According to a police spokesperson, 400 police officers, some in riot gear, were on hand, including 10 police on horseback, who stood off with demonstrators after some knocked over and pulled aside barricades, pushing forward toward the line of police that blocked protestors from nearing the highway.
One organizer Hind Salman, from Laqia, said activists made the decision not to push forward and attempt to block the road, as had been done at a demonstration two weeks ago in Sakhnin and on August 1 in the northern village of Arara, where at least 20 people were arrested.

During the bus ride from Jerusalem, Hassan Towafra, 26, a student at the Hebrew University, said he was at the July 15 demonstration in Beer Sheeva, but expected more people to attend demonstrations on August 1.
“The last two weeks more people have been talking about Prawer,” including Knesset members, Towafra said. “More people watched the last demo on T.V. and now they want to take part,” he added.
Wearing a Palestinian flag as a Superman cape, Firas Badarna, 27, a university student from Sakhnin, said some of the younger protestors attend just to take a photo and say they were there.

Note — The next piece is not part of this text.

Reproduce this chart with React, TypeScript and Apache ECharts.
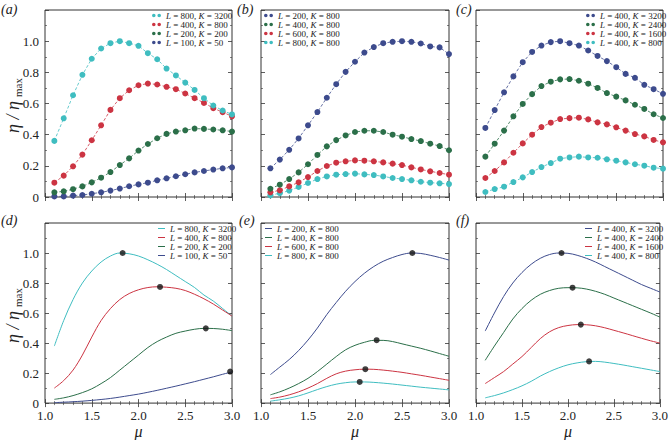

Wesal Yaseen, 21, a university student from Kafr Manda, said many of the young people at the demonstration likely did not understand the implications of the Prawer Plan.
“If you go and ask them, ‘What is the Prawer Plan?’ They don’t know,” she said.
But, she added, Bedouin young people are beginning to understand how the plan could affect them.
Naammeh, the man from Beer Sheva, said the younger generation of Bedouin traditionally has not participated in protests. However, the prospects of displacement have made them more politically involved.
He said his community has held regular protests on Fridays. The Day of Rage rally was larger, with a more diverse crowd.
“This [demonstrations] will continue until the Prawer Plan will disappear,” Naammeh said.